Building a cloud-native data lake
Scout24, the leading operator of digital marketplaces for cars and real estate in Germany, wanted to build a central data lake and move away from its legacy Oracle environments. The multi-year transformation saw it move from Oracle to Aurora (Amazon’s fully managed relational database engine), retiring over 50% of legacy workloads, containerizing its database, and removing all dependence on Oracle Enterprise licenses. Scout24 has also grown its data lake from 340TB to 500TB since the start of 2019.
Cost reduction then innovation
Enel, an Italian energy company, migrated six petabytes and 10,000 servers to AWS in nine months. AWS brought in Accenture to align stakeholders and partners to make the migration happen. The enterprise reduced its provisioning times from 3–4 weeks down to two days and decreased its computational power costs by 21%. AWS has indicated that Enel has now started looking into new workloads and use cases, including AWS’s IoT software libraries.

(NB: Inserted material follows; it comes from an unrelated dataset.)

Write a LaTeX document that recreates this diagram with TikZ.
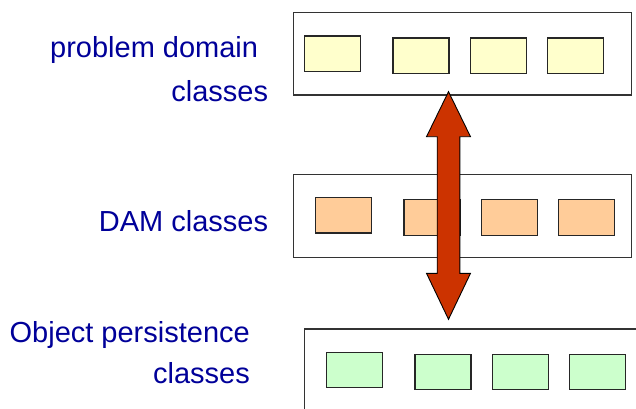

Real-time business management
Zalando, a European online fashion retailer based in Germany, ran SAP applications in an on-premises data center and raised issues over application flexibility – namely not being able to implement new product ideas and roll out new features easily, quickly, and cost efficiently. Zalando migrated its SAP systems to AWS in 2015 and integrated them with 36 AWS technologies to drive insight and enable performance monitoring. AWS estimates that Zalando reduced its cost of insight by 30% and cut maintenance time by 30%.
It is very interesting to see AWS embrace a new approach in how it serves existing and prospective clients in the face of fierce competition in the cloud services space. Eliminating contractual commitments while providing migration incentives, specialized services and tools, proof of concept investments, advisory and technical guidance, and curated training looks like an enticing offer.
The one sticking point all public cloud service providers need to address is egress charges. We continue to hear enterprises express concern over data transfer costs, and while AWS did reduce and, in some cases, eliminate its charges (i.e., the first 100GB per month of data transferred out of AWS Regions is free), there is work to be done in enabling flexibility for cloud-using enterprises.